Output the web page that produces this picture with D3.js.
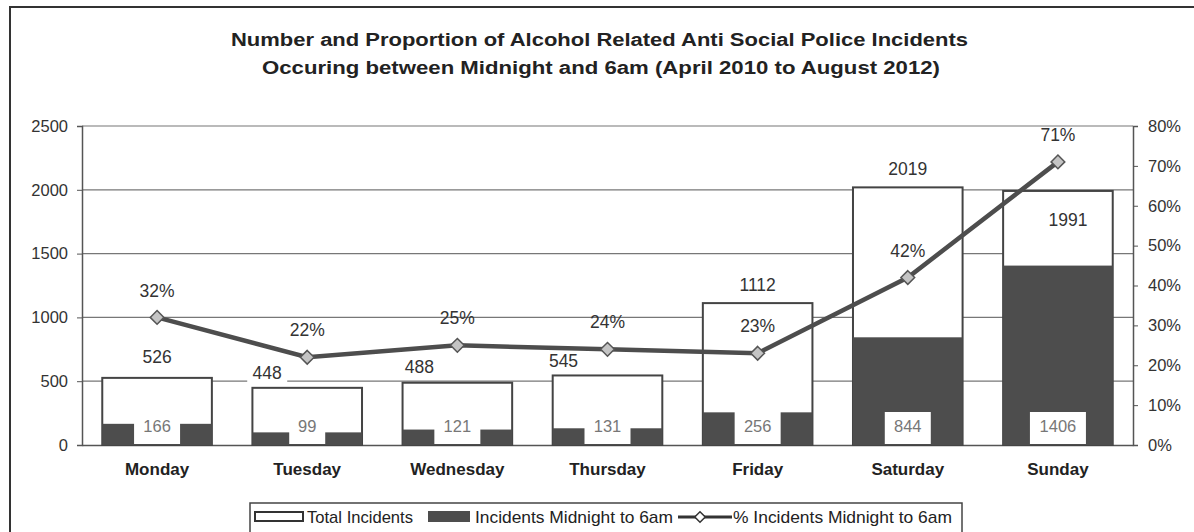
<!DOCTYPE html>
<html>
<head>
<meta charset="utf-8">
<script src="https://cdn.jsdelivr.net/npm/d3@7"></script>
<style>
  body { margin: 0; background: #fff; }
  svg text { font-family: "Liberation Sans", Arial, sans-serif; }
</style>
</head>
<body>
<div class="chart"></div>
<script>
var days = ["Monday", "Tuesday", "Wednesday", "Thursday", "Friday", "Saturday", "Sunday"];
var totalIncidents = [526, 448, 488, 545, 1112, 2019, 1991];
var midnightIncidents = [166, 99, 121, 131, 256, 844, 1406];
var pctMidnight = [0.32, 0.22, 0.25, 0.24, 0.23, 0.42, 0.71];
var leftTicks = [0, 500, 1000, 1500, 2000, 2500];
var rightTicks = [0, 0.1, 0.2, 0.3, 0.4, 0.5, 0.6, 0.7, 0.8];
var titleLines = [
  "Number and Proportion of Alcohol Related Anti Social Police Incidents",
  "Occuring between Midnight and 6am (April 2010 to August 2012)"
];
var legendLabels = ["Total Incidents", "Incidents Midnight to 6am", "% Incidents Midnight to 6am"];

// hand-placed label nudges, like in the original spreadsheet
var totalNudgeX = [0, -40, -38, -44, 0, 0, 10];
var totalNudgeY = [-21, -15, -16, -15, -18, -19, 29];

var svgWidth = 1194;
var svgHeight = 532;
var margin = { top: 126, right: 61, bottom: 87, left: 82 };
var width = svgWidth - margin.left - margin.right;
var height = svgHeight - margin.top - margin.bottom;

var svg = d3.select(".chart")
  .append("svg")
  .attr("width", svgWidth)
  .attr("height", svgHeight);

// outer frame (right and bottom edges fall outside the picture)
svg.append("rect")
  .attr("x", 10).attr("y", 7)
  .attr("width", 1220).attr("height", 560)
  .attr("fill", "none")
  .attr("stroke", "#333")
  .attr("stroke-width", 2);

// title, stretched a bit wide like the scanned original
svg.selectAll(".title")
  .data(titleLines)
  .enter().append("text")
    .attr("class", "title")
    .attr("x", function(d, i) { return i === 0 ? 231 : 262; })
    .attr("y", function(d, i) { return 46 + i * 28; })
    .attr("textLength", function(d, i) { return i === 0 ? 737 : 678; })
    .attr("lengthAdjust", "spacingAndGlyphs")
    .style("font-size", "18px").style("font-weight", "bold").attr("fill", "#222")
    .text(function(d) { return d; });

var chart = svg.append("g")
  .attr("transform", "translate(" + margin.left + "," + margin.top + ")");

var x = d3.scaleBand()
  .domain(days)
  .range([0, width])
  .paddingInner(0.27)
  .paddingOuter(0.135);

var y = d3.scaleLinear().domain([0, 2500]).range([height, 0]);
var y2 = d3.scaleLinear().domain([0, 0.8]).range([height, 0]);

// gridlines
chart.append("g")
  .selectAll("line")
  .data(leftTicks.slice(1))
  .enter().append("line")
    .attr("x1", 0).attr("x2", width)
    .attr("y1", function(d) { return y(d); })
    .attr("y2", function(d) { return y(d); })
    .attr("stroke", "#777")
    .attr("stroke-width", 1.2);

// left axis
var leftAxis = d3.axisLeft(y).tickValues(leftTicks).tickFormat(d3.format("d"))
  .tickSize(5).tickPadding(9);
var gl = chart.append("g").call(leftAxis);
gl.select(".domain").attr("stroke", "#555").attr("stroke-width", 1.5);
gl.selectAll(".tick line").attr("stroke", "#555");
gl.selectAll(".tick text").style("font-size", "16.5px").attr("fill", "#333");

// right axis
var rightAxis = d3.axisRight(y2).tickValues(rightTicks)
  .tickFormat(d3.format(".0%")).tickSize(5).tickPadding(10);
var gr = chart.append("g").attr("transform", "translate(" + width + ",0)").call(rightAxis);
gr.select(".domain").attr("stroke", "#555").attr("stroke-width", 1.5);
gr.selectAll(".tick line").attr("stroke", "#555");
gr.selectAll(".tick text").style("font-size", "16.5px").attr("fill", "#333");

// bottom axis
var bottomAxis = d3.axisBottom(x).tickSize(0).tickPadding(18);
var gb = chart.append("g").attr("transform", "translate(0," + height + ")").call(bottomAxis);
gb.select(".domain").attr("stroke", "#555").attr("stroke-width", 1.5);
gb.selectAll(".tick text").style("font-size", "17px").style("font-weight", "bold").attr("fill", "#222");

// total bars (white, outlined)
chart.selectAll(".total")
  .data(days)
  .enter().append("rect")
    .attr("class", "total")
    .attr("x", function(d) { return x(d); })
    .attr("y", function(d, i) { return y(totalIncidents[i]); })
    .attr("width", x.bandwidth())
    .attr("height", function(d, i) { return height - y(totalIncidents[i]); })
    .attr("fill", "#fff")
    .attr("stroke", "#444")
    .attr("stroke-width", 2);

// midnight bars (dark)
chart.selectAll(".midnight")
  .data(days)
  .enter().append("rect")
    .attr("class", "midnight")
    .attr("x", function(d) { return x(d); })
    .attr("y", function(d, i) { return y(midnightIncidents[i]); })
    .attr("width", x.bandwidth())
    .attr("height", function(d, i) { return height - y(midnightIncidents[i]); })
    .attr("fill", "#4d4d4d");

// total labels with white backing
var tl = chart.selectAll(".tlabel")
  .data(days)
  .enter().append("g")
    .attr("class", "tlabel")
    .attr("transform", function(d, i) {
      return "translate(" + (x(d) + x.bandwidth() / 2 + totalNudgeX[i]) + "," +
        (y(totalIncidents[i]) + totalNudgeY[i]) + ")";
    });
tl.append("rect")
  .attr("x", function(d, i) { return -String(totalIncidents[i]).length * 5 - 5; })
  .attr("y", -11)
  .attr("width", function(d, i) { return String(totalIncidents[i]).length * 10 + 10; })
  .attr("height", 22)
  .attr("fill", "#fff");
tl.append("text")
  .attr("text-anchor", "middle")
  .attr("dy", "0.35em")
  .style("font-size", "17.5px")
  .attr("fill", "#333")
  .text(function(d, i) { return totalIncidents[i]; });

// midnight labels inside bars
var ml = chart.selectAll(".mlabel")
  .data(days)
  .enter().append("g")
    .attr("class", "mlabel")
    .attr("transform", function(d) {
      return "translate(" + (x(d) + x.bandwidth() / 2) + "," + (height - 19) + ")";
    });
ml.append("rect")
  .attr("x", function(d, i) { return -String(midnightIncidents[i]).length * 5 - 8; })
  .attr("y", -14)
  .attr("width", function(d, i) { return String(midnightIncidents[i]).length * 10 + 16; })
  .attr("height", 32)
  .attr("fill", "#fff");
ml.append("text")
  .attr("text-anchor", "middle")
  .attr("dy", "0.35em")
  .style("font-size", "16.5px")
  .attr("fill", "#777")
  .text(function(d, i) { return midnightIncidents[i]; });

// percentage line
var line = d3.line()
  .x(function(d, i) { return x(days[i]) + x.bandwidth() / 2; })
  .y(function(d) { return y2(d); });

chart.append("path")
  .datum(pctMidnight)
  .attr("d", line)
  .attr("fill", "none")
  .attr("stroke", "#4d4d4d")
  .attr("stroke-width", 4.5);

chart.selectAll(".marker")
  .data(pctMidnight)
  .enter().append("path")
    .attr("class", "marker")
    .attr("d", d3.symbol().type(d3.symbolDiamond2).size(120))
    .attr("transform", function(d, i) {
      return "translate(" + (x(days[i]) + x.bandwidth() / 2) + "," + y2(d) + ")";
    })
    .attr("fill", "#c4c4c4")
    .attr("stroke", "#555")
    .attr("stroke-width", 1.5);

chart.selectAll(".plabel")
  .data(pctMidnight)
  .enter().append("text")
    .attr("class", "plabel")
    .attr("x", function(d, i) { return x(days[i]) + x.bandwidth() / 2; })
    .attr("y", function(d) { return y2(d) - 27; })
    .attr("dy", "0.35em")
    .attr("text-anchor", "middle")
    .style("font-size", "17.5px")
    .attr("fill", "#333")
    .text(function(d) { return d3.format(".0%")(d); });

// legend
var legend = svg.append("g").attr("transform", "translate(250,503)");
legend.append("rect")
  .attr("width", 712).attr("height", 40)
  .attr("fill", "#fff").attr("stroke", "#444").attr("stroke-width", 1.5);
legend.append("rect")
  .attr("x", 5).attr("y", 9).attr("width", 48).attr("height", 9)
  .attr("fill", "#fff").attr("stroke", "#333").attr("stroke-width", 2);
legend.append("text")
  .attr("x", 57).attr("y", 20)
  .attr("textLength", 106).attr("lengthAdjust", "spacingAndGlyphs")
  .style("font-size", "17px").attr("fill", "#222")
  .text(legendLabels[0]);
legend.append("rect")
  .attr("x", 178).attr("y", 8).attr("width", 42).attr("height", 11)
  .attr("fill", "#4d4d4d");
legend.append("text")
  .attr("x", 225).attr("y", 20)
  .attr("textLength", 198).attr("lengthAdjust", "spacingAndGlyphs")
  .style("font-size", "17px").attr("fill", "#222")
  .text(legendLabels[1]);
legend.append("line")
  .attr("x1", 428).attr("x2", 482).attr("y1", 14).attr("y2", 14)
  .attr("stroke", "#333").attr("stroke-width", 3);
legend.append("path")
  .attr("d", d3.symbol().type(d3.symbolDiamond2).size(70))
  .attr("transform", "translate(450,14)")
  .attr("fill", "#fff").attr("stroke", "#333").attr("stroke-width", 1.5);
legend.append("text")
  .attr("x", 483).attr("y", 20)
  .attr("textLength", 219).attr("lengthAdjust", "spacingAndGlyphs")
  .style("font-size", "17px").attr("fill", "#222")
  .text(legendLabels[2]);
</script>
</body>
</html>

□ □ □ □ □

Only lines that contain the word "with" are wanted; copy each of them.

◆ Exercise response:
Output the web page that produces this picture with D3.js.
// total labels with white backing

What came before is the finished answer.